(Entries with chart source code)
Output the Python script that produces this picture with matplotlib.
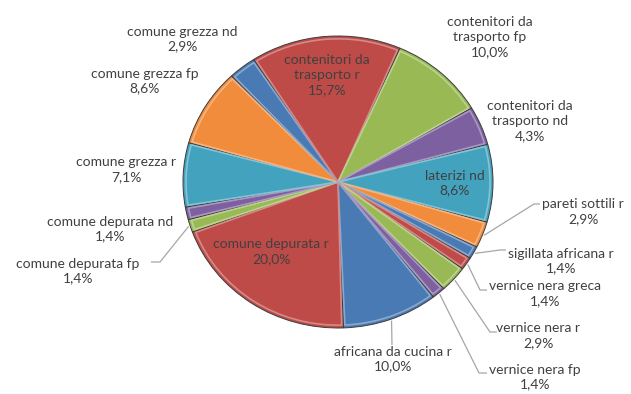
import numpy as np
import matplotlib.pyplot as plt
from matplotlib.patches import Wedge
from matplotlib.colors import to_rgb

# dati
categories = ["africana da cucina r", "comune depurata r", "comune depurata fp",
              "comune depurata nd", "comune grezza r", "comune grezza fp",
              "comune grezza nd", "contenitori da\ntrasporto r",
              "contenitori da\ntrasporto fp", "contenitori da\ntrasporto nd",
              "laterizi nd", "pareti sottili r", "sigillata africana r",
              "vernice nera greca", "vernice nera r", "vernice nera fp"]
percent = [10.0, 20.0, 1.4, 1.4, 7.1, 8.6, 2.9, 15.7, 10.0, 4.3, 8.6,
           2.9, 1.4, 1.4, 2.9, 1.4]
palette = ["#4A7AB4", "#BE4B48", "#98B954", "#7D60A0", "#43A2BE", "#F08C3C"]

W, H = 631, 394
SY = 155 / 146          # pie leggermente schiacciato in verticale
TXT = "#404040"
LINE = "#a6a6a6"


def P(x, y):
    # pixel (origine in alto a sinistra) -> coordinate dati
    return x, (H - y) * SY


def lighten(c, f=0.35):
    r, g, b = to_rgb(c)
    return (r + (1 - r) * f, g + (1 - g) * f, b + (1 - b) * f)


# posizione (centro) delle etichette, in pixel
label_pos = {
    0: (393, 359), 1: (271, 252), 2: (78, 271), 3: (110, 229),
    4: (126, 170), 5: (145, 81), 6: (182, 39), 7: (327, 75),
    8: (490, 37), 9: (530, 121), 10: (455, 183), 11: (583, 212),
    12: (561, 261), 13: (545, 294), 14: (538, 336), 15: (535, 377),
}
# linee guida: gomito e fine, in pixel
leaders = {
    0: [(392, 345)],
    2: [(160, 262), (151, 262)],
    11: [(534, 204), (540, 204)],
    12: [(500, 250), (506, 250)],
    13: [(480, 290), (487, 290)],
    14: [(490, 332), (497, 332)],
    15: [(479, 373), (487, 373)],
}

fig = plt.figure(figsize=(W / 100, H / 100), dpi=100)
ax = fig.add_axes([0, 0, 1, 1])

colors = [palette[i % len(palette)] for i in range(len(percent))]
cx, cy = P(338, 182)
R = 155
wedges, _ = ax.pie(percent, colors=colors, startangle=-52, counterclock=False,
                   center=(cx, cy), radius=R,
                   wedgeprops=dict(edgecolor="#3c3c3c", linewidth=0.7))
ax.set_aspect("auto")
ax.set_xlim(0, W)
ax.set_ylim(0, H * SY)
ax.axis("off")

# effetto "smusso": bordo interno più chiaro
for w, c in zip(wedges, colors):
    ax.add_patch(Wedge(w.center, R - 3, w.theta1 + 0.6, w.theta2 - 0.6,
                       facecolor="none", edgecolor=lighten(c), linewidth=1.2))

for i, (cat, pct) in enumerate(zip(categories, percent)):
    txt = f"{cat}\n{pct:.1f}%".replace(".", ",")
    x, y = P(*label_pos[i])
    ax.text(x, y, txt, ha="center", va="center", multialignment="center",
            fontsize=10, family="Lato", color=TXT, linespacing=1.3)

for i, pts in leaders.items():
    w = wedges[i]
    mid = np.deg2rad((w.theta1 + w.theta2) / 2)
    xs = [cx + R * 1.01 * np.cos(mid)]
    ys = [cy + R * 1.01 * np.sin(mid)]
    for px, py in pts:
        x, y = P(px, py)
        xs.append(x)
        ys.append(y)
    ax.plot(xs, ys, color=LINE, lw=0.9, solid_capstyle="butt")

fig.savefig("out.png", dpi=100, facecolor="white")
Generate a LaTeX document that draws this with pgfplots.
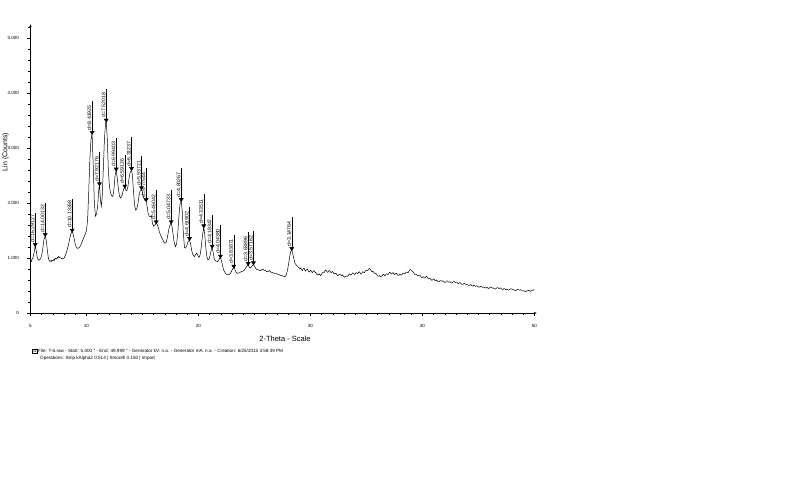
\documentclass[border=0pt]{standalone}
\usepackage{fontspec}
\setmainfont{Liberation Sans}
\usepackage{pgfplots}
\pgfplotsset{compat=1.18}
\usetikzlibrary{arrows.meta}

% peak marker: tick line up plus a small down triangle at the peak
\pgfdeclareplotmark{dpeak}{%
  \pgfpathmoveto{\pgfpoint{0pt}{0pt}}%
  \pgfpathlineto{\pgfpoint{0pt}{33pt}}%
  \pgfusepathqstroke
  \pgfpathmoveto{\pgfpoint{-2pt}{2.6pt}}%
  \pgfpathlineto{\pgfpoint{2pt}{2.6pt}}%
  \pgfpathlineto{\pgfpoint{0pt}{-0.6pt}}%
  \pgfpathclose
  \pgfusepathqfillstroke
}

\begin{document}
\begin{tikzpicture}[x=1pt,y=1pt]
\path[use as bounding box] (-30.5,-187) rectangle (769.5,313);

\begin{axis}[
at={(0pt,0pt)},
anchor=south west,
width=506.2pt,
height=288.75pt,
scale only axis,
clip=false,
xmin=5, xmax=50.2,
ymin=0, ymax=5250,
axis lines=left,
axis line style={line width=0.5pt, -{Stealth[length=3pt,width=2.4pt]}},
tick align=outside,
major tick length=3pt,
minor tick length=2.2pt,
tick style={black, line width=0.4pt},
xtick={5,10,20,30,40,50},
xticklabels={5,10,20,30,40,50},
minor xtick={6,7,8,9,11,12,13,14,15,16,17,18,19,21,22,23,24,25,26,27,28,29,31,32,33,34,35,36,37,38,39,41,42,43,44,45,46,47,48,49},
ytick={0,1000,2000,3000,4000,5000},
yticklabels={0,1.000,2.000,3.000,4.000,5.000},
minor ytick={200,400,600,800,1200,1400,1600,1800,2200,2400,2600,2800,3200,3400,3600,3800,4200,4400,4600,4800,5200},
ticklabel style={font=\fontsize{4.5}{5}\selectfont},
xticklabel style={yshift=-5pt},
yticklabel style={xshift=-5pt},
]
\addplot[black, line width=0.5pt] table {
x y
5.00 930
5.05 955
5.10 940
5.15 985
5.20 990
5.30 1080
5.42 1218
5.50 1150
5.60 1010
5.70 970
5.80 960
5.90 990
6.00 1050
6.10 1180
6.20 1330
6.31 1400
6.40 1330
6.50 1150
6.60 990
6.70 940
6.80 950
6.85 935
6.90 960
7.00 945
7.10 975
7.15 960
7.20 1000
7.30 980
7.40 1010
7.45 995
7.50 1030
7.60 1010
7.70 1000
7.80 990
7.90 985
8.00 1000
8.10 1040
8.20 1100
8.30 1170
8.40 1250
8.50 1350
8.60 1440
8.72 1478
8.80 1440
8.90 1350
9.00 1250
9.10 1190
9.20 1176
9.30 1180
9.40 1200
9.50 1240
9.60 1290
9.70 1340
9.80 1390
9.90 1440
10.00 1500
10.10 1700
10.20 2200
10.30 2800
10.40 3150
10.50 3255
10.60 2700
10.70 2000
10.80 1760
10.90 1800
11.00 1950
11.10 2250
11.16 2322
11.25 2050
11.32 1940
11.40 2100
11.50 2600
11.60 3150
11.70 3450
11.76 3480
11.85 3200
11.95 2600
12.05 2300
12.15 2180
12.25 2130
12.35 2120
12.45 2250
12.55 2500
12.65 2590
12.75 2450
12.85 2250
12.95 2120
13.05 2090
13.15 2120
13.25 2200
13.35 2270
13.42 2280
13.50 2240
13.60 2220
13.70 2300
13.80 2450
13.90 2560
14.02 2600
14.10 2500
14.20 2200
14.30 1950
14.40 1870
14.50 1900
14.60 2000
14.70 2150
14.80 2230
14.91 2250
15.00 2180
15.10 2100
15.20 2050
15.33 2036
15.40 1950
15.50 1820
15.60 1760
15.70 1750
15.80 1770
15.90 1620
16.00 1580
16.10 1600
16.22 1630
16.30 1620
16.40 1560
16.50 1480
16.60 1420
16.70 1380
16.80 1340
16.90 1290
17.00 1270
17.10 1280
17.20 1350
17.30 1460
17.40 1570
17.50 1620
17.56 1630
17.65 1560
17.75 1400
17.85 1260
17.95 1206
18.05 1260
18.15 1450
18.25 1750
18.35 1980
18.46 2036
18.55 1850
18.65 1450
18.75 1190
18.85 1180
18.95 1220
19.05 1290
19.20 1327
19.30 1250
19.40 1130
19.50 1060
19.64 1024
19.75 1070
19.85 1085
19.95 1040
20.05 1010
20.15 1060
20.25 1200
20.35 1400
20.47 1558
20.55 1450
20.65 1200
20.75 1020
20.85 965
20.95 980
21.05 1060
21.15 1160
21.22 1188
21.30 1110
21.40 990
21.50 950
21.60 940
21.70 935
21.80 960
21.90 1000
21.96 1006
22.05 950
22.15 860
22.25 780
22.35 740
22.45 710
22.55 700
22.65 705
22.75 700
22.85 720
22.95 760
23.05 800
23.15 824
23.25 790
23.35 740
23.50 720
23.65 730
23.80 750
23.95 760
24.10 780
24.25 830
24.35 860
24.44 873
24.55 830
24.65 820
24.80 860
24.91 885
25.00 850
25.07 825
25.15 800
25.22 790
25.30 790
25.37 785
25.45 770
25.52 770
25.60 780
25.67 795
25.75 800
25.82 780
25.90 770
25.97 770
26.05 760
26.12 750
26.20 750
26.27 765
26.35 770
26.42 750
26.50 740
26.57 740
26.65 730
26.72 730
26.80 720
26.87 710
26.95 715
27.02 710
27.10 700
27.17 700
27.25 690
27.32 680
27.40 680
27.47 680
27.55 670
27.62 665
27.70 660
27.77 670
27.85 700
27.95 780
28.05 900
28.15 1030
28.25 1120
28.33 1145
28.42 1080
28.52 980
28.62 900
28.75 870
28.90 840
29.05 800
29.12 820
29.20 790
29.27 770
29.35 800
29.42 815
29.50 780
29.57 765
29.65 790
29.72 800
29.80 770
29.87 745
29.95 760
30.02 775
30.10 750
30.17 735
30.25 760
30.32 770
30.40 740
30.47 740
30.55 710
30.62 690
30.70 700
30.77 715
30.85 690
30.92 680
31.00 710
31.07 735
31.15 730
31.22 735
31.30 770
31.37 785
31.45 760
31.52 740
31.60 750
31.67 775
31.75 760
31.82 735
31.90 740
31.97 755
32.05 730
32.12 710
32.20 720
32.27 725
32.35 700
32.42 680
32.50 690
32.57 705
32.65 700
32.72 685
32.80 680
32.87 695
32.95 670
33.02 650
33.10 660
33.17 675
33.25 665
33.32 670
33.40 690
33.47 710
33.55 700
33.62 690
33.70 710
33.77 730
33.85 720
33.92 700
34.00 710
34.07 735
34.15 730
34.22 715
34.30 740
34.37 750
34.45 720
34.52 705
34.60 730
34.67 750
34.75 740
34.82 735
34.90 760
34.97 775
35.05 780
35.12 770
35.20 800
35.27 810
35.35 790
35.42 765
35.50 750
35.57 760
35.65 740
35.72 720
35.80 720
35.87 715
35.95 690
36.02 670
36.10 670
36.17 680
36.25 660
36.32 660
36.40 680
36.47 700
36.55 700
36.62 680
36.70 690
36.77 710
36.85 710
36.92 700
37.00 720
37.07 740
37.15 730
37.22 710
37.30 720
37.37 735
37.45 710
37.52 700
37.60 720
37.67 725
37.75 700
37.82 685
37.90 690
37.97 710
38.05 700
38.12 690
38.20 710
38.27 725
38.35 720
38.42 710
38.50 730
38.57 745
38.65 740
38.72 735
38.80 760
38.87 785
38.95 790
39.02 770
39.10 760
39.17 750
39.25 720
39.32 700
39.40 700
39.47 700
39.55 680
39.62 670
39.70 690
39.77 690
39.85 660
39.92 645
40.00 650
40.07 660
40.15 640
40.22 635
40.30 660
40.37 665
40.45 640
40.52 620
40.60 620
40.67 630
40.75 610
40.82 595
40.90 600
40.97 620
41.05 610
41.12 590
41.20 590
41.27 600
41.35 580
41.42 565
41.50 570
41.57 590
41.65 590
41.72 575
41.80 580
41.87 585
41.95 560
42.02 555
42.10 570
42.17 585
42.25 580
42.32 565
42.40 560
42.47 570
42.55 550
42.62 545
42.70 560
42.77 575
42.85 570
42.92 555
43.00 560
43.07 560
43.15 540
43.22 535
43.30 550
43.37 550
43.45 530
43.52 520
43.60 520
43.67 535
43.75 540
43.82 525
43.90 520
43.97 525
44.05 510
44.12 500
44.20 500
44.27 515
44.35 510
44.42 495
44.50 490
44.57 505
44.65 500
44.72 485
44.80 490
44.87 495
44.95 480
45.02 470
45.10 470
45.17 485
45.25 480
45.32 465
45.40 470
45.47 475
45.55 460
45.62 455
45.70 470
45.77 470
45.85 450
45.92 445
46.00 460
46.07 470
46.15 470
46.22 455
46.30 450
46.37 455
46.45 440
46.52 435
46.60 450
46.67 460
46.75 460
46.82 445
46.90 450
46.97 455
47.05 440
47.12 430
47.20 430
47.27 445
47.35 440
47.42 425
47.50 430
47.57 435
47.65 420
47.72 415
47.80 430
47.87 440
47.95 440
48.02 425
48.10 420
48.17 425
48.25 410
48.32 405
48.40 420
48.47 430
48.55 430
48.62 415
48.70 420
48.77 425
48.85 410
48.92 400
49.00 400
49.07 405
49.15 390
49.22 390
49.30 400
49.37 400
49.45 410
49.52 410
49.60 400
49.67 395
49.75 410
49.82 415
49.90 420
49.95 415
50.00 420
};

% peak picks with d-spacing labels
\addplot[only marks, mark=dpeak, mark options={black, fill=black, line width=0.45pt},
  nodes near coords, point meta=explicit symbolic,
  every node near coord/.style={font=\fontsize{5.2}{5.5}\selectfont, yshift=3pt, rotate=90, anchor=south west, inner sep=0.6pt, black}]
table[meta=label] {
x y label
5.42 1218 d=16.29127
6.31 1400 d=14.00132
8.72 1478 d=10.13268
10.50 3255 d=8.41925
11.16 2322 d=7.92176
11.76 3480 d=7.52018
12.65 2590 d=6.99403
13.42 2280 d=6.59126
14.02 2600 d=6.31237
14.91 2250 d=5.93721
15.33 2036 d=5.77544
16.22 1630 d=5.46042
17.56 1630 d=5.04733
18.46 2036 d=4.80267
19.20 1327 d=4.61902
20.47 1558 d=4.33511
21.22 1188 d=4.18347
21.96 1006 d=4.04380
23.15 824 d=3.83871
24.44 873 d=3.63896
24.91 885 d=3.57162
28.33 1145 d=3.14764
};
\end{axis}

\node[rotate=90, font=\fontsize{7}{8}\selectfont] at (-25,161) {Lin (Counts)};
\node[font=\fontsize{7.5}{9}\selectfont] at (254.5,-26) {2-Theta - Scale};
\node[draw, line width=0.4pt, inner sep=0.4pt, font=\fontsize{4}{4}\selectfont] at (4,-38) {01};
\node[anchor=west, inner sep=0pt, font=\fontsize{4.6}{5}\selectfont] at (7.5,-38)
  {File: T-6.raw - Start: 5.000 ° - End: 49.999 ° - Generator kV: n.a. - Generator mA: n.a. - Creation: 6/25/2015 3:58:39 PM};
\node[anchor=west, inner sep=0pt, font=\fontsize{4.6}{5}\selectfont] at (9.5,-45)
  {Operations: Strip kAlpha2 0.514 | Smooth 0.150 | Import};
\end{tikzpicture}
\end{document}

What is needed:
Reproduce the data above exactly, but only the lines from the one showing "Generate a LaTeX" through the one showing "(-30.5,-187) rectangle (769.5,313);", with both ends kept and the pictures left out.

Solution to this exercise:
Generate a LaTeX document that draws this with pgfplots.
\documentclass[border=0pt]{standalone}
\usepackage{fontspec}
\setmainfont{Liberation Sans}
\usepackage{pgfplots}
\pgfplotsset{compat=1.18}
\usetikzlibrary{arrows.meta}

% peak marker: tick line up plus a small down triangle at the peak
\pgfdeclareplotmark{dpeak}{%
  \pgfpathmoveto{\pgfpoint{0pt}{0pt}}%
  \pgfpathlineto{\pgfpoint{0pt}{33pt}}%
  \pgfusepathqstroke
  \pgfpathmoveto{\pgfpoint{-2pt}{2.6pt}}%
  \pgfpathlineto{\pgfpoint{2pt}{2.6pt}}%
  \pgfpathlineto{\pgfpoint{0pt}{-0.6pt}}%
  \pgfpathclose
  \pgfusepathqfillstroke
}

\begin{document}
\begin{tikzpicture}[x=1pt,y=1pt]
\path[use as bounding box] (-30.5,-187) rectangle (769.5,313);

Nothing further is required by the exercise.